MATERIAL FOR THIS TASK:
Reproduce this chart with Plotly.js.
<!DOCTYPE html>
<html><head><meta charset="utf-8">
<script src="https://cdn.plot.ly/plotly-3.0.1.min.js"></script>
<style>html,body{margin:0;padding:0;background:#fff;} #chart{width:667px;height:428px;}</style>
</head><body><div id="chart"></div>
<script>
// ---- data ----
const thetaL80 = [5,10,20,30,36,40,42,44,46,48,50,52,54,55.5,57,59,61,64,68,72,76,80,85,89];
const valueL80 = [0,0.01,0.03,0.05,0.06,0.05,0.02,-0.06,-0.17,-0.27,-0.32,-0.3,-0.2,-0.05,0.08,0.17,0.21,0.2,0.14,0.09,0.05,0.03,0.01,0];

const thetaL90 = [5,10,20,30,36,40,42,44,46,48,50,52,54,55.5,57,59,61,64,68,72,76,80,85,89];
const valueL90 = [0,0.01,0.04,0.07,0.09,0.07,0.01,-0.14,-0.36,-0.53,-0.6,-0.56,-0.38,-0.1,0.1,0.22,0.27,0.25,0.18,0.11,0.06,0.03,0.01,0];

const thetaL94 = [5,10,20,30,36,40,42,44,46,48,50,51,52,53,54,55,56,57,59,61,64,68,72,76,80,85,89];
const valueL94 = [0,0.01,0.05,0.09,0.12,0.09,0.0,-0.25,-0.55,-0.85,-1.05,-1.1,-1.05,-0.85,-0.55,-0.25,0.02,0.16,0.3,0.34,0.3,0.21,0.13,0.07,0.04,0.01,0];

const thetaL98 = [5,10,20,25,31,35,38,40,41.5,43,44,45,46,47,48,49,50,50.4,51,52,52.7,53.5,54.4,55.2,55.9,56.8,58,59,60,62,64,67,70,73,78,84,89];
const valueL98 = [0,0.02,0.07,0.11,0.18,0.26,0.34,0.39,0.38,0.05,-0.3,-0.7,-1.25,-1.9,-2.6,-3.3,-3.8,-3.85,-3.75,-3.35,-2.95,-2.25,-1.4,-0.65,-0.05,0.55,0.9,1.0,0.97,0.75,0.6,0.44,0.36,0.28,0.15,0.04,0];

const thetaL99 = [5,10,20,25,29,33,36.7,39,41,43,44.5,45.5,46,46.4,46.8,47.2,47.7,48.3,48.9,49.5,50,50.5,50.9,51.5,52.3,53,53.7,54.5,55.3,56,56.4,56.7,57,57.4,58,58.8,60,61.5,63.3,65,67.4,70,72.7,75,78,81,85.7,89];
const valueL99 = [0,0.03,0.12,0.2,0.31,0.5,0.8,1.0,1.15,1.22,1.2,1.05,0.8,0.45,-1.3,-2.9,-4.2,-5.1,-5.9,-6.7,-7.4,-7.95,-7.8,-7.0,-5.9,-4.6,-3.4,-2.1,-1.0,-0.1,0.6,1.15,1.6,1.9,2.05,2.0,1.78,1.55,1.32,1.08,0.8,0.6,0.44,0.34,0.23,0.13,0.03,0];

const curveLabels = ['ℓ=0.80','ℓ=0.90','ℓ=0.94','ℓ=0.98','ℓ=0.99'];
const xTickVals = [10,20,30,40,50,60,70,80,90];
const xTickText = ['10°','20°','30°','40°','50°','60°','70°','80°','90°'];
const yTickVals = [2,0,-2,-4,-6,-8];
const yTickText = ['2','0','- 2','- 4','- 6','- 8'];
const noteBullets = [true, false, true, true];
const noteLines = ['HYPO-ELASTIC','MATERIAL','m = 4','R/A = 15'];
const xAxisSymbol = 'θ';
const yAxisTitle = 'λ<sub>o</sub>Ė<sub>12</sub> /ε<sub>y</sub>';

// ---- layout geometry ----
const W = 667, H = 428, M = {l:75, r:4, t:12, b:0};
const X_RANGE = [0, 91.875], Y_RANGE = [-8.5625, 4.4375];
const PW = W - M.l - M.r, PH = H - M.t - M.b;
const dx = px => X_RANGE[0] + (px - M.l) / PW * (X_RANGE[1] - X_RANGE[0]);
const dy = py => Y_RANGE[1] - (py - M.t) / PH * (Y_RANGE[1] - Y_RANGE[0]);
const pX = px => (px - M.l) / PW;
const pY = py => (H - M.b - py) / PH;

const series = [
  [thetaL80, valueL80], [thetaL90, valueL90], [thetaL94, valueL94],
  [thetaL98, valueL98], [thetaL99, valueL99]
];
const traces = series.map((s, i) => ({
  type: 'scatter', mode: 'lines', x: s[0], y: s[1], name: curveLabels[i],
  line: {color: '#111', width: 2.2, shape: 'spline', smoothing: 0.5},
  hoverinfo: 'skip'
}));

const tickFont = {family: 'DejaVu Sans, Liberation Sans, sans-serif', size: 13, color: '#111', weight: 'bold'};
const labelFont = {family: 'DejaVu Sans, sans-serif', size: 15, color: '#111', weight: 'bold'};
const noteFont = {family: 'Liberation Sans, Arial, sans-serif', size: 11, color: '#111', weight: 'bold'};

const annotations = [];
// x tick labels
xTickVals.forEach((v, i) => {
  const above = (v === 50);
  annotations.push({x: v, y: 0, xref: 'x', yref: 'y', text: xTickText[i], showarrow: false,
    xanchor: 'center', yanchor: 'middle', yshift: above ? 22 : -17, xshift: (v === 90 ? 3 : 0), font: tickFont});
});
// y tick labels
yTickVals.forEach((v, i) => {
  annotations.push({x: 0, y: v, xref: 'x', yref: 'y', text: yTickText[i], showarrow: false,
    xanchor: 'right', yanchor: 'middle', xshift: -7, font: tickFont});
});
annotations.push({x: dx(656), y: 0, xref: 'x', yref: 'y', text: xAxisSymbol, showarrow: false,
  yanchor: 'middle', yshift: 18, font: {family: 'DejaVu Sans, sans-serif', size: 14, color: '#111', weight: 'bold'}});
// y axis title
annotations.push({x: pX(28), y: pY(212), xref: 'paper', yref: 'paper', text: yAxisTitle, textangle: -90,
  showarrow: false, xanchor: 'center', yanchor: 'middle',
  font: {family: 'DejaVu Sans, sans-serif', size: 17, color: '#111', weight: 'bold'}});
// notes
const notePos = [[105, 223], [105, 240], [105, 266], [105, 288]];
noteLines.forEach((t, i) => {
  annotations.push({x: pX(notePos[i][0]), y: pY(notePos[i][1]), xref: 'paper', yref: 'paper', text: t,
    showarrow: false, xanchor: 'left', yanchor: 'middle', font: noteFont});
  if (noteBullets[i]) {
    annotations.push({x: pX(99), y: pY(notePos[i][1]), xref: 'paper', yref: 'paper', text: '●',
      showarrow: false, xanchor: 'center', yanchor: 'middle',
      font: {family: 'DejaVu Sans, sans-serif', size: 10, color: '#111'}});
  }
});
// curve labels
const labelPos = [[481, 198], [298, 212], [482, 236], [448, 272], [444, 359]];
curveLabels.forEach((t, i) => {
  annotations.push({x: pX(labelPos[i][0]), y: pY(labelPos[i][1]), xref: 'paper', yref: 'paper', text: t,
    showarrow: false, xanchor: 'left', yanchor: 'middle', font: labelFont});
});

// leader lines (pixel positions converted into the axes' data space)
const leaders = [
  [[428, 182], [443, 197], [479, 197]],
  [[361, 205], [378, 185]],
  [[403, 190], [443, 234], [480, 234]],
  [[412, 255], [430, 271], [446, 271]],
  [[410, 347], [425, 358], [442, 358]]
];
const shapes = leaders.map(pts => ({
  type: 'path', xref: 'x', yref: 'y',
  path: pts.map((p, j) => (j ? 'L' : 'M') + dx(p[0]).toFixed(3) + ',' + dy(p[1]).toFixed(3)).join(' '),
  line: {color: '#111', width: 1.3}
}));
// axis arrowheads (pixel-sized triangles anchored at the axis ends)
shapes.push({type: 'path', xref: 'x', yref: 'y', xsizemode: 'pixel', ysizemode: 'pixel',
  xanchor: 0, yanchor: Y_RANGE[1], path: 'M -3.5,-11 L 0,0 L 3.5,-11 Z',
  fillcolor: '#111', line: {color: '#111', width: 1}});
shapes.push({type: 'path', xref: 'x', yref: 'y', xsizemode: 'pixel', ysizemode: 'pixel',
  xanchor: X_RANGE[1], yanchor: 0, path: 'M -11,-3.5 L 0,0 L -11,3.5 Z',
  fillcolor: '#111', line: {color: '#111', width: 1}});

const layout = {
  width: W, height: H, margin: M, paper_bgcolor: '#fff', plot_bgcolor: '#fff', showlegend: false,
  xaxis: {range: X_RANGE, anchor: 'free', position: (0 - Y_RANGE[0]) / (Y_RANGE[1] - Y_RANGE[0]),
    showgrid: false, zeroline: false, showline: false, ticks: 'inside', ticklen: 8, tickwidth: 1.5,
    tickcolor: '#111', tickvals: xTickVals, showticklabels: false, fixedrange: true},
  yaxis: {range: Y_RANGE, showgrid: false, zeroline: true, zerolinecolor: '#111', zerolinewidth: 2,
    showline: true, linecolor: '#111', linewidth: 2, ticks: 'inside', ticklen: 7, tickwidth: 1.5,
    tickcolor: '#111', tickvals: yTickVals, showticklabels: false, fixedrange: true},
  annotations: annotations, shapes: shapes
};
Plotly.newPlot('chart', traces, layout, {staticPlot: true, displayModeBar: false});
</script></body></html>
* * *
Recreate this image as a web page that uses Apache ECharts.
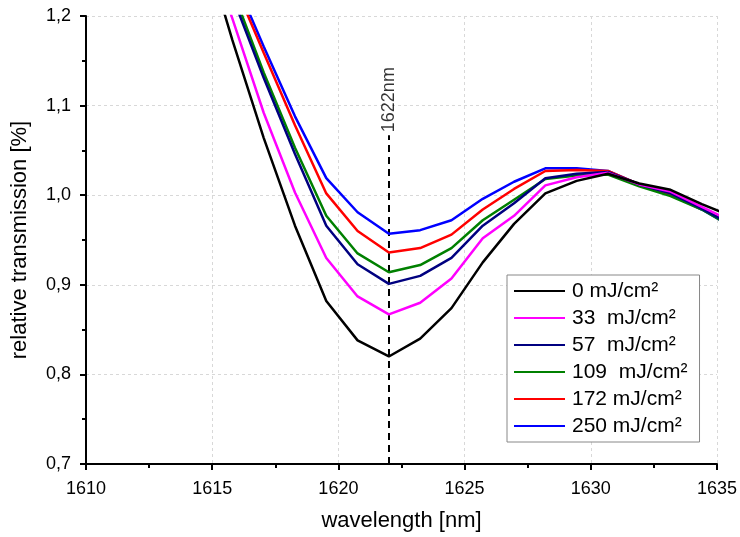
---
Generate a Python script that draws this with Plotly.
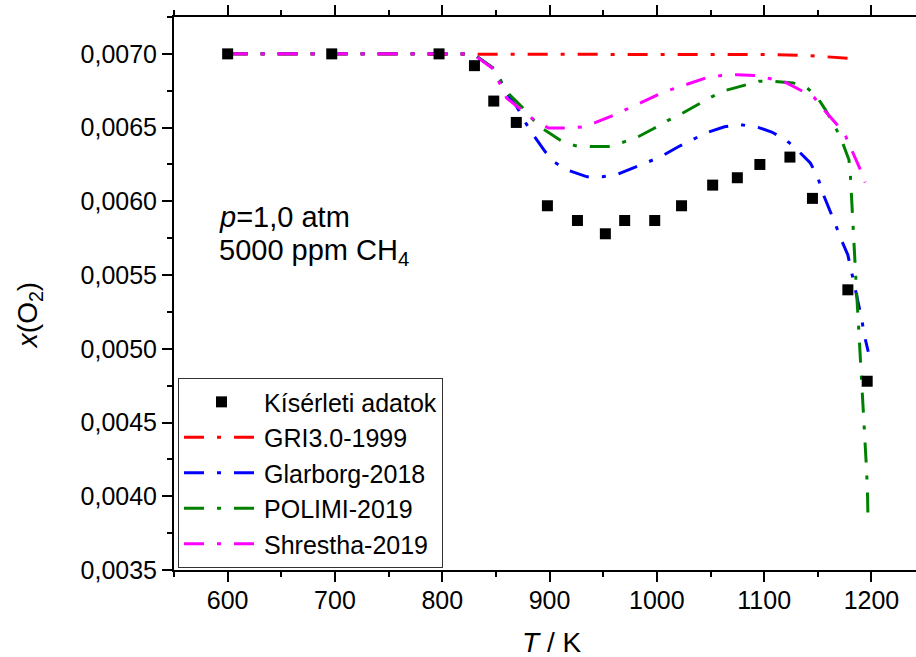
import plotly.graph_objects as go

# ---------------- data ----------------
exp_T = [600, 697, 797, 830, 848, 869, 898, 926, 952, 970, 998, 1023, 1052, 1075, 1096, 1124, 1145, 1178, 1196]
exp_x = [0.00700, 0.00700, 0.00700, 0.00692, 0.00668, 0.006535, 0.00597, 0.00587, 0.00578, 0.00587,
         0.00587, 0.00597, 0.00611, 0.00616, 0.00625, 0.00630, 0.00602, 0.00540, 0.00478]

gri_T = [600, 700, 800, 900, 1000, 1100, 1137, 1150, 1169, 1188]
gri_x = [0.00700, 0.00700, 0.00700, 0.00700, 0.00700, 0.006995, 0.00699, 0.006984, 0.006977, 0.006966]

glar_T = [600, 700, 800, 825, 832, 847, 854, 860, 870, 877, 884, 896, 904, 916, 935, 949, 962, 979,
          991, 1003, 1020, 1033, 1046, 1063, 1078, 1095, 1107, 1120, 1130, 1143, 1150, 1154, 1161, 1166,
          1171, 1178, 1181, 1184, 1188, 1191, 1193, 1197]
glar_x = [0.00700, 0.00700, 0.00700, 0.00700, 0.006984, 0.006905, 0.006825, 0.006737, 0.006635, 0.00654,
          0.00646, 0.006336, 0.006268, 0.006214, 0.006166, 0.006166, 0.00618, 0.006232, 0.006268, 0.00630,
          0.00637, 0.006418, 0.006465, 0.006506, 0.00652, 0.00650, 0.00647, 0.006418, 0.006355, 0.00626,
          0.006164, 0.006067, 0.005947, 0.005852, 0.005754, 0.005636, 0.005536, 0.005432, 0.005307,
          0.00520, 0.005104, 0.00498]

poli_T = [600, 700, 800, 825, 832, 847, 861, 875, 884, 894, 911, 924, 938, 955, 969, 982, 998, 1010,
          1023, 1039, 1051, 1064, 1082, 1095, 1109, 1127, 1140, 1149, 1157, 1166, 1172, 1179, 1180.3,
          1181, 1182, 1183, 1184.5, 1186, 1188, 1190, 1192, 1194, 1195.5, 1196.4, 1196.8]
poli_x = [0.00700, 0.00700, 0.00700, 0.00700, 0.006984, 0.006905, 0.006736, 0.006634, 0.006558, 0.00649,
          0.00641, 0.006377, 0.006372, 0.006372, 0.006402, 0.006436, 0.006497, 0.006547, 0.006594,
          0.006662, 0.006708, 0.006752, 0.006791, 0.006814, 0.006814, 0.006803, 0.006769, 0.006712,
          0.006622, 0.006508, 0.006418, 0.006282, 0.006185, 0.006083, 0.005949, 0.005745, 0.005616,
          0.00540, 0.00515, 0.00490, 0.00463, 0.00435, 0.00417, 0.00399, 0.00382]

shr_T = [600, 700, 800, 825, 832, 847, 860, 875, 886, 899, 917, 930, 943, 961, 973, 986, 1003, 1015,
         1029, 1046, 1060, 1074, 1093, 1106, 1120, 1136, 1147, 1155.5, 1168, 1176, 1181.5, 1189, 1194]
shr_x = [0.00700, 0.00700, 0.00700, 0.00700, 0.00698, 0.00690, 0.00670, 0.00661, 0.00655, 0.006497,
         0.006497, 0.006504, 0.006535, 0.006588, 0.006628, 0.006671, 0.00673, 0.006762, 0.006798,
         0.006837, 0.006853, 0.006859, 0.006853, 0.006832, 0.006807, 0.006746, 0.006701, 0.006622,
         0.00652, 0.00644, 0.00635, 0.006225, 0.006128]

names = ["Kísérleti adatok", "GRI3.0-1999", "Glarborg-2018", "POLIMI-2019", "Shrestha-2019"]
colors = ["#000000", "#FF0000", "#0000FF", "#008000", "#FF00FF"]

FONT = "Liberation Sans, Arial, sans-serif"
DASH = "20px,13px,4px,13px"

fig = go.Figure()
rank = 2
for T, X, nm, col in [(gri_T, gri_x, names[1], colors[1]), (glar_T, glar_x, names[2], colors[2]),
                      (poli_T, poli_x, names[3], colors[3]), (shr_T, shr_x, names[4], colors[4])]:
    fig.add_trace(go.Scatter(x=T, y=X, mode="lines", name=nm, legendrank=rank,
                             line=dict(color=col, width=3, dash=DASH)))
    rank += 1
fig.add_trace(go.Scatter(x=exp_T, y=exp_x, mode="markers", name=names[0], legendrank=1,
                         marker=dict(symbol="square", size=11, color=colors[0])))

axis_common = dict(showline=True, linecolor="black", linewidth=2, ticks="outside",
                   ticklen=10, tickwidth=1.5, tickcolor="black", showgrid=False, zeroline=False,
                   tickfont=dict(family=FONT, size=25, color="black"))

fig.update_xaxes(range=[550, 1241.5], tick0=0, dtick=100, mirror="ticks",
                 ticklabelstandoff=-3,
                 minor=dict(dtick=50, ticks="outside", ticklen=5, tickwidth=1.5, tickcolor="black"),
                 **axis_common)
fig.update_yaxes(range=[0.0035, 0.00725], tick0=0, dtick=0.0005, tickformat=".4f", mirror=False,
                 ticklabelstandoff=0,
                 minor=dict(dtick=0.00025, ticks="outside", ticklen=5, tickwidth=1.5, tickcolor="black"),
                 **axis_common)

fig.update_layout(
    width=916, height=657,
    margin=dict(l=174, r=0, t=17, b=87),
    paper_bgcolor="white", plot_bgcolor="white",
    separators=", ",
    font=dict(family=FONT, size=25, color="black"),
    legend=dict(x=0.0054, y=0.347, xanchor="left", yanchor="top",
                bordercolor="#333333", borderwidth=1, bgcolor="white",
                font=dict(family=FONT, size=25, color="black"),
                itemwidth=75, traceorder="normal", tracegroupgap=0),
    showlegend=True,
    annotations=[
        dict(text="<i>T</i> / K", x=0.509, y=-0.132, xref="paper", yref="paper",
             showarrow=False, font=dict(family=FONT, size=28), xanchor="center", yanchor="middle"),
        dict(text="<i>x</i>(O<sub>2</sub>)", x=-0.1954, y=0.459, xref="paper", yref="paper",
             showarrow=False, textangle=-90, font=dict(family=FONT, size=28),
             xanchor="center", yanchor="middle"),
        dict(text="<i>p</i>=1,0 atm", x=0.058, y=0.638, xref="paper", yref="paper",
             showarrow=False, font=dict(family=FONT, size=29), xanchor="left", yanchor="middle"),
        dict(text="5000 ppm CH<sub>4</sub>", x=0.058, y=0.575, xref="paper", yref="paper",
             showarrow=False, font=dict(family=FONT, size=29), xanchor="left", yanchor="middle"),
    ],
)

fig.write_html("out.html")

GIVEN REQUEST: Repeat exactly, and only, the entries from the line with "Generate a Python" through the line with "import plotly.graph_objects as go". Pictures are skipped.

SOLUTION BELOW:
Generate a Python script that draws this with Plotly.
import plotly.graph_objects as go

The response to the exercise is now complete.